Retype exactly the lines from the line containing "Generate a component" through the line containing "const isLatin = (s: string)", both included, and nothing more; skip the pictures.

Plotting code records
***

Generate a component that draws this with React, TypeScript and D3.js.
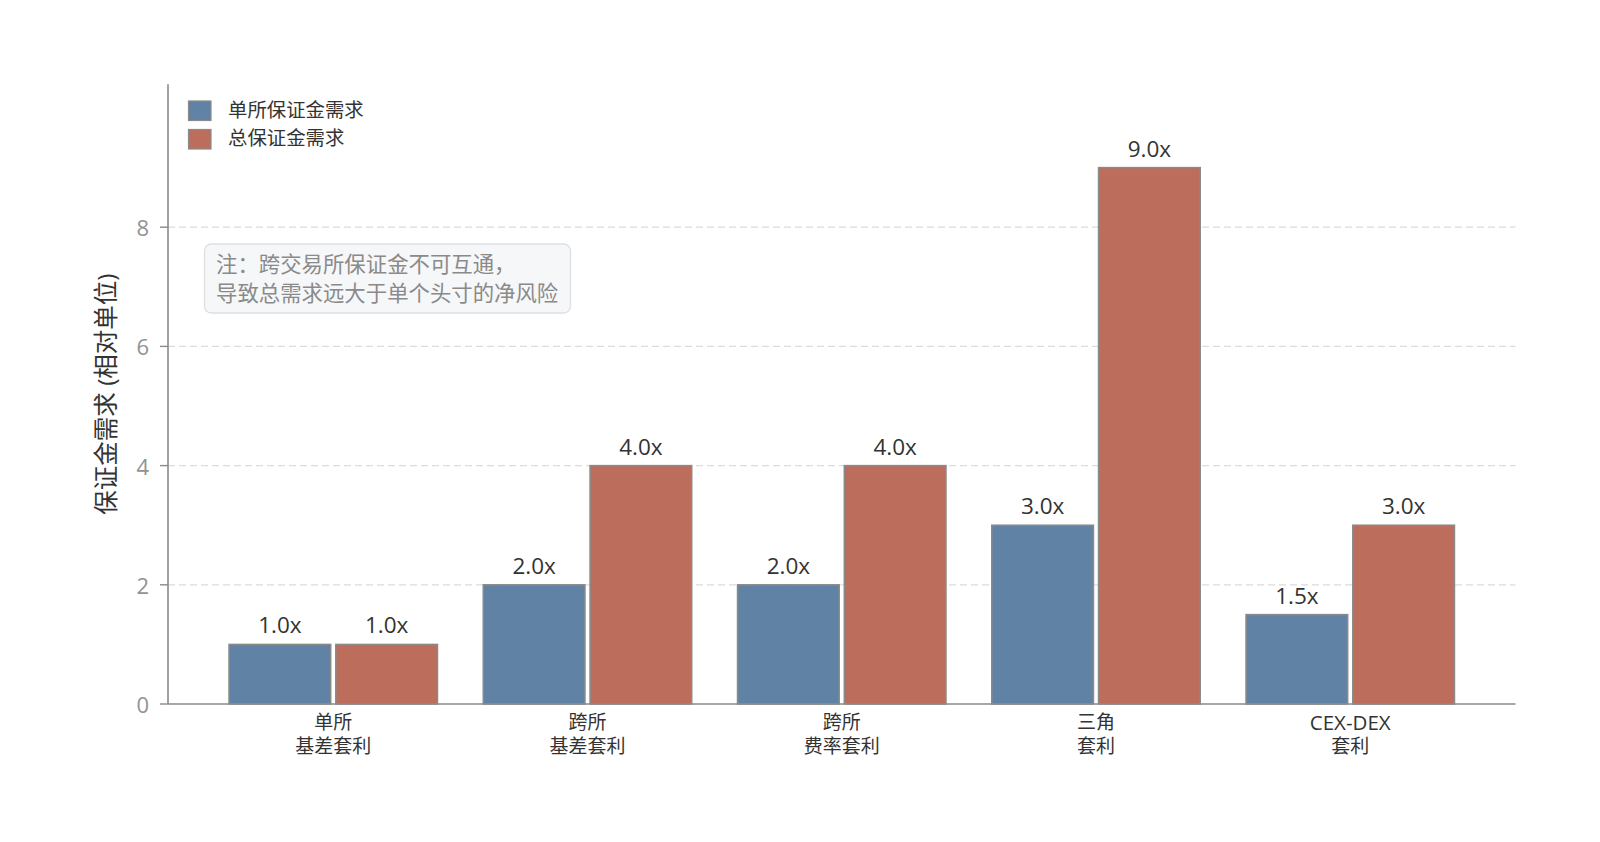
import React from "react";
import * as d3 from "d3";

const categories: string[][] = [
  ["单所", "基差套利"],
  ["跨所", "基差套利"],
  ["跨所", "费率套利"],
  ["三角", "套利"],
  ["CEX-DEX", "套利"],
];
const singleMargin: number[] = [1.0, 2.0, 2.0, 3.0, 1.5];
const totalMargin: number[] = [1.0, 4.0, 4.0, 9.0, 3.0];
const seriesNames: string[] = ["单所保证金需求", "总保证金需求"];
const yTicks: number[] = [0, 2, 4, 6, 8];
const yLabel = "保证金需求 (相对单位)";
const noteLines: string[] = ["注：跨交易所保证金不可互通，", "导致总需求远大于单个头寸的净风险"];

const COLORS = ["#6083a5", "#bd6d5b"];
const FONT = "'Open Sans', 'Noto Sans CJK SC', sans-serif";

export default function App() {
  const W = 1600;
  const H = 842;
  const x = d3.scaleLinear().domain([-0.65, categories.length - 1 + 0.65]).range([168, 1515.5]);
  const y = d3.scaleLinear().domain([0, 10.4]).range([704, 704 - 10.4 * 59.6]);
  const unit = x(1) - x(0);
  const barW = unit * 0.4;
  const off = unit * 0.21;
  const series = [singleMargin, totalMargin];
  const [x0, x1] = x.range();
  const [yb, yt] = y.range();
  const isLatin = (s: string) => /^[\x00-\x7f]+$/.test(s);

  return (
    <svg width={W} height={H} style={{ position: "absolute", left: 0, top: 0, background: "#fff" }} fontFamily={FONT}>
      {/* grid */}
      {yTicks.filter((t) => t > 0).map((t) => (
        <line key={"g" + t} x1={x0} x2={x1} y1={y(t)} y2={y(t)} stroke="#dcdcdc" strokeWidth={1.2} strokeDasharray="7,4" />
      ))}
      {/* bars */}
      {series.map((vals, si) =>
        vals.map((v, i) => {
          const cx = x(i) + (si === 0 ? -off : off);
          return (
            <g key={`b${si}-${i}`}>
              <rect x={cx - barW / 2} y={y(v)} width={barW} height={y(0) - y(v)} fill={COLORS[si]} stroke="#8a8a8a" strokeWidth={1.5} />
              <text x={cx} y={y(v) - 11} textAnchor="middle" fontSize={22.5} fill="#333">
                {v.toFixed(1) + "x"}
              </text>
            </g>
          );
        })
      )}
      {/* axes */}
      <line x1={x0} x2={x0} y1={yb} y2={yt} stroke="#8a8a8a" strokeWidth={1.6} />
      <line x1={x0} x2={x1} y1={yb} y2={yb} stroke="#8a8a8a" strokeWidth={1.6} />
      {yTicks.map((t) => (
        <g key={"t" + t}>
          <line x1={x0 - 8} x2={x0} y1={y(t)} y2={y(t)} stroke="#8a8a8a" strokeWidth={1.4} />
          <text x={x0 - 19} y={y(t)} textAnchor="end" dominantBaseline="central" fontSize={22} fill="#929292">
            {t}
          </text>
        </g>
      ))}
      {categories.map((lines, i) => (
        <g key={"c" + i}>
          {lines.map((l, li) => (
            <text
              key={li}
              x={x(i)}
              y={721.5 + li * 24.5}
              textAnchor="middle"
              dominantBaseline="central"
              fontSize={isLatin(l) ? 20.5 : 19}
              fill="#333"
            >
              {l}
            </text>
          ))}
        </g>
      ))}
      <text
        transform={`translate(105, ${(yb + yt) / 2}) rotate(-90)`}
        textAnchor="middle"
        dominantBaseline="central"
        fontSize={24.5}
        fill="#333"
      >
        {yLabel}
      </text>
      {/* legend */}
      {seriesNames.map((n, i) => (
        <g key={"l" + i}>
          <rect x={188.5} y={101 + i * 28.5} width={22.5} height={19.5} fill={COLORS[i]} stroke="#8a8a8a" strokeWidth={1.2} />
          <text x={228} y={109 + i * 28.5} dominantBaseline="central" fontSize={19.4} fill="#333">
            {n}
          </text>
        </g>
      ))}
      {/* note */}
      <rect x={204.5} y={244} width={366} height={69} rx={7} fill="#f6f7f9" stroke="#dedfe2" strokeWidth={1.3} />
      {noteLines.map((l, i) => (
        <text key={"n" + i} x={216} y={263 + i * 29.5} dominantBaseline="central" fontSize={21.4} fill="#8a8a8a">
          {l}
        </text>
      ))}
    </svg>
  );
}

***

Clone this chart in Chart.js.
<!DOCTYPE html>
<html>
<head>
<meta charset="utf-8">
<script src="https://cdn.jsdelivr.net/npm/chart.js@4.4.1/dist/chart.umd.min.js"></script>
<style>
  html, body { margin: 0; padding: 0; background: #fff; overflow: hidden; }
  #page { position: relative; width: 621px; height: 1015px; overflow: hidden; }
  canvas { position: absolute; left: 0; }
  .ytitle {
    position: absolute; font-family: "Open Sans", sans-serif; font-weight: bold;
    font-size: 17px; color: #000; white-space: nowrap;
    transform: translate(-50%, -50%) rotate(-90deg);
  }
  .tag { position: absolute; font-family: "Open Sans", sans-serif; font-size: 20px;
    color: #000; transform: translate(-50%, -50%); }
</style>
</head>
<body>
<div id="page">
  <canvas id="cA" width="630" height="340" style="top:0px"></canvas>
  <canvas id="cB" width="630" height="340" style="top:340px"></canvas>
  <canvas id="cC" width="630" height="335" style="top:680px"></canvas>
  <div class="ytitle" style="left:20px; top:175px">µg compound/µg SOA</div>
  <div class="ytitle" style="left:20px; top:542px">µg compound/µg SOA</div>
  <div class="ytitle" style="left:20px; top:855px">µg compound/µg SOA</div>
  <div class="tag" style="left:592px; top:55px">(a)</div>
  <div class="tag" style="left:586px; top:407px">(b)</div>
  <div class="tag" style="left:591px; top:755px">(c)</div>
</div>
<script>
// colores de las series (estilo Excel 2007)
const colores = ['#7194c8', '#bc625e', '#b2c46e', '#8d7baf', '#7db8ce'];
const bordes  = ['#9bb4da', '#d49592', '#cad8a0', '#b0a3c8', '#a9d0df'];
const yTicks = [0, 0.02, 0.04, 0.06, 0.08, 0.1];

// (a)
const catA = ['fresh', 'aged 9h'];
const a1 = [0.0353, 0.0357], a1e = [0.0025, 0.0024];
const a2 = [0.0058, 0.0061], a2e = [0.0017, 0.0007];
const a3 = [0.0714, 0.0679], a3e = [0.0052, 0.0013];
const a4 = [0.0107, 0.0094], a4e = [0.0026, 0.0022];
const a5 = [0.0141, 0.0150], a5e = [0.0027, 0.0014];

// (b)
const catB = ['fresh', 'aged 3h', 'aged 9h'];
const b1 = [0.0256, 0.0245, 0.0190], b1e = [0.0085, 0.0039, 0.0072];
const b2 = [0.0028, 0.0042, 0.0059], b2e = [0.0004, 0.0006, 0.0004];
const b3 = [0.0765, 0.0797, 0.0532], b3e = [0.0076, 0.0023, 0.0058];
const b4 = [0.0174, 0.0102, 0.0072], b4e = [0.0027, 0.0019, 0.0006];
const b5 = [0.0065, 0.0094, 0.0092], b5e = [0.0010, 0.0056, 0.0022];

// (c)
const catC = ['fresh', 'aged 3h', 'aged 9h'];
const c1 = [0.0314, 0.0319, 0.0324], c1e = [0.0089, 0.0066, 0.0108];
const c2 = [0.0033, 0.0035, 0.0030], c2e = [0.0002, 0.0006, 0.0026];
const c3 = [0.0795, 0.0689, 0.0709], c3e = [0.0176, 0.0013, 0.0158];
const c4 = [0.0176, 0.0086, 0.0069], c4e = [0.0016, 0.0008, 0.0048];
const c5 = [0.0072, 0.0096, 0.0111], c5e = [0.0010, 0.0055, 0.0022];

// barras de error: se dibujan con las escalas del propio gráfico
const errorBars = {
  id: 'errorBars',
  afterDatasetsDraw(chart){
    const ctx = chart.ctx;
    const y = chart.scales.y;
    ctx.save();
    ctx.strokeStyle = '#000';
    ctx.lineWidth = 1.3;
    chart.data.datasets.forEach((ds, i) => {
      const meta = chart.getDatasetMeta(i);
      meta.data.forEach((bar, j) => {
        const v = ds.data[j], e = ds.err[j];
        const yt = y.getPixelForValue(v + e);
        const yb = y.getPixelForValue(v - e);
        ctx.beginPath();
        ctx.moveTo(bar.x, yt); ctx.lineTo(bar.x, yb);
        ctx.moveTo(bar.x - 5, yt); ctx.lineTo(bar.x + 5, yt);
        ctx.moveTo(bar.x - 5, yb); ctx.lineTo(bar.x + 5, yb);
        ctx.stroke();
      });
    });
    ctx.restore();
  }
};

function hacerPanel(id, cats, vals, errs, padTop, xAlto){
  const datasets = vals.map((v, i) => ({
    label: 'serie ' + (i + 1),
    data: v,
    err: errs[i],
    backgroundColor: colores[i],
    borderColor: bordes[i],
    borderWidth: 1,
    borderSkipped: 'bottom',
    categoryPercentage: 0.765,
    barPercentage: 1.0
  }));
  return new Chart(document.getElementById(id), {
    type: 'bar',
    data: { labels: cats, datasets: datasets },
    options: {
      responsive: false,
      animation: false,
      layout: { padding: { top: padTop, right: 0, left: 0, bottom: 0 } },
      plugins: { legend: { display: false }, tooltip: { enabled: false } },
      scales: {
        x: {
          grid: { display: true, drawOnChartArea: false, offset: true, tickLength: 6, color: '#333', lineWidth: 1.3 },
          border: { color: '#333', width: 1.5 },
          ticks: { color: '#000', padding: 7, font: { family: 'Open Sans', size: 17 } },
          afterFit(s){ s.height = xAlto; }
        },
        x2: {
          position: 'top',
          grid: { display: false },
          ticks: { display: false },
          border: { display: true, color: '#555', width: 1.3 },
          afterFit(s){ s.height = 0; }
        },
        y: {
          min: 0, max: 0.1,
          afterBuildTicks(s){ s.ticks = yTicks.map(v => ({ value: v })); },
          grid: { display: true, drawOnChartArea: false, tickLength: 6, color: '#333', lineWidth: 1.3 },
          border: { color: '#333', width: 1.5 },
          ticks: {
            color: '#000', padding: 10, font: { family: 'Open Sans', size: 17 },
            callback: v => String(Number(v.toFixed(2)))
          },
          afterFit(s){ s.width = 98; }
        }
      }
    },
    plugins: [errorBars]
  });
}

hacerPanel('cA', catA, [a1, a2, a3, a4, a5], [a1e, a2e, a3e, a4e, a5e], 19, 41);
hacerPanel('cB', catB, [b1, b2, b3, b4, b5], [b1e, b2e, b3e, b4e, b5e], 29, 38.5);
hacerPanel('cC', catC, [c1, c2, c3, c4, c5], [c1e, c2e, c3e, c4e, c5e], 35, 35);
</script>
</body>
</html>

***

▶ **Problem solution**
Generate a component that draws this with React, TypeScript and D3.js.
import React from "react";
import * as d3 from "d3";

const categories: string[][] = [
  ["单所", "基差套利"],
  ["跨所", "基差套利"],
  ["跨所", "费率套利"],
  ["三角", "套利"],
  ["CEX-DEX", "套利"],
];
const singleMargin: number[] = [1.0, 2.0, 2.0, 3.0, 1.5];
const totalMargin: number[] = [1.0, 4.0, 4.0, 9.0, 3.0];
const seriesNames: string[] = ["单所保证金需求", "总保证金需求"];
const yTicks: number[] = [0, 2, 4, 6, 8];
const yLabel = "保证金需求 (相对单位)";
const noteLines: string[] = ["注：跨交易所保证金不可互通，", "导致总需求远大于单个头寸的净风险"];

const COLORS = ["#6083a5", "#bd6d5b"];
const FONT = "'Open Sans', 'Noto Sans CJK SC', sans-serif";

export default function App() {
  const W = 1600;
  const H = 842;
  const x = d3.scaleLinear().domain([-0.65, categories.length - 1 + 0.65]).range([168, 1515.5]);
  const y = d3.scaleLinear().domain([0, 10.4]).range([704, 704 - 10.4 * 59.6]);
  const unit = x(1) - x(0);
  const barW = unit * 0.4;
  const off = unit * 0.21;
  const series = [singleMargin, totalMargin];
  const [x0, x1] = x.range();
  const [yb, yt] = y.range();
  const isLatin = (s: string) => /^[\x00-\x7f]+$/.test(s);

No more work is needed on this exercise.